Let’s write some code to automate the process.

packager/distinfo.py
import argparse
import base64
import csv
import email.message
import hashlib
import pathlib
import tempfile


def create_dist_info_dir(container, name, version):
    dist_info = container.joinpath(f"{name}-{version}.dist-info")
    dist_info.mkdir()
    return dist_info


def write_metadata(dist_info, name, version):
    m = email.message.EmailMessage()  # RFC 822.
    m["Metadata-Version"] = "2.1"
    m["Name"] = name
    m["Version"] = version
    dist_info.joinpath("METADATA").write_bytes(bytes(m))


def _record_row_from_path(path, relative):
    file_data = path.read_bytes()
    file_hash = base64.urlsafe_b64encode(hashlib.md5(file_data).digest())
    return [relative.as_posix(), str(len(file_data)), f"md5={file_hash}"]


def iter_files(roots):
    for root in roots:
        for path in root.glob("**/*"):
            if not path.is_file():
                continue
            if path.suffix == ".pyc" or path.parent.name == "__pycache__":
                continue
            yield path, path.relative_to(root.parent)

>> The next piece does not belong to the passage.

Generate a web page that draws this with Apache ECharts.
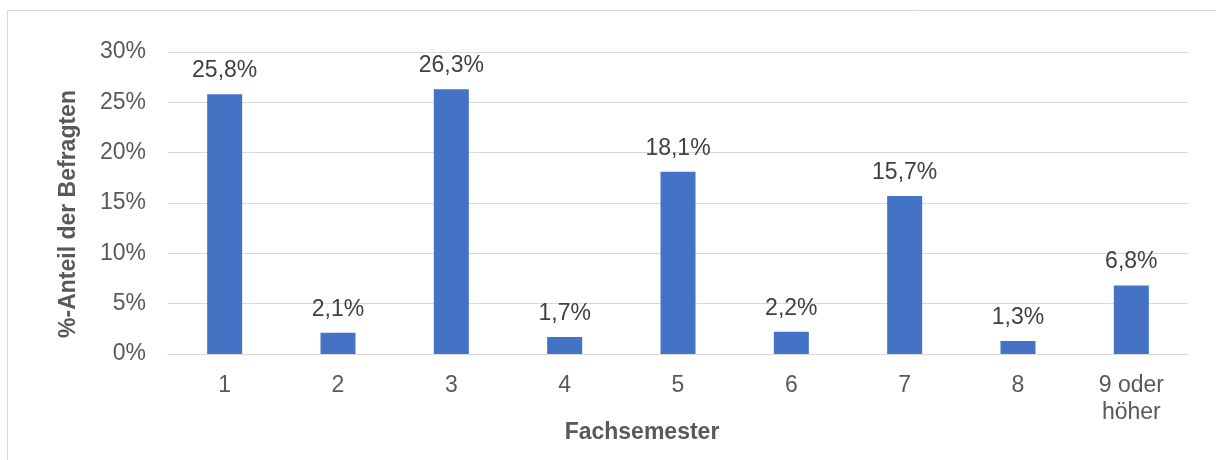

def write_record(dist_info, package):
    with dist_info.joinpath("RECORD").open("w") as f:
        w = csv.writer(f, lineterminator="\n")
        for path, relative in iter_files((package, dist_info)):
            w.writerow(_record_row_from_path(path, relative))
        w.writerow([f"{dist_info.name}/RECORD", "", ""])


def write_installer(dist_info):
    installer = dist_info.joinpath("INSTALLER")
    installer.write_text("home-grown-packager/distinfo.py")


def _parse_args(argv):
    parser = argparse.ArgumentParser()
    parser.add_argument("target", type=pathlib.Path)
    return parser.parse_args(argv)


_NAME = "my_package"

_VERSION = "0"

_PACKAGE = pathlib.Path("my_package")


def main(argv=None):
    options = _parse_args(argv)

    with tempfile.TemporaryDirectory() as td:
        dist_info = create_dist_info_dir(pathlib.Path(td), _NAME, _VERSION)
        write_metadata(dist_info, _NAME, _VERSION)
        write_installer(dist_info)
        write_record(dist_info, _PACKAGE)

        for path, relative in iter_files((_PACKAGE, dist_info)):
            target = options.target.joinpath(relative)
            target.parent.mkdir(parents=True, exist_ok=True)
            target.write_bytes(path.read_bytes())


if __name__ == "__main__":
    main()

Now if we install our package with this script:

$ cd /path/to/example-project
$ py -m packager.distinfo /path/to/site-packages

pip would magically recognise our package!

$ py -m pip list
Package    Version
---------- -------
my-package 0
pip        20.2.1
setuptools 46.0.0
wheel      0.34.2
$ py -m pip show my-package
Name: my-package
Version: 0
Summary: None
Home-page: None
Author: None
Author-email: None
License: None
Location: /path/to/site-packages
Requires:
Required-by:

Note how pip shows our example as my-package, although we defined DIST_NAME as my_package. The two are actually equivalent according to PEP 503, and the dash form is called the “normalised” name form. In practice, you should be able to refer your project anyhow you like—just remember that pip will conflate the different notation.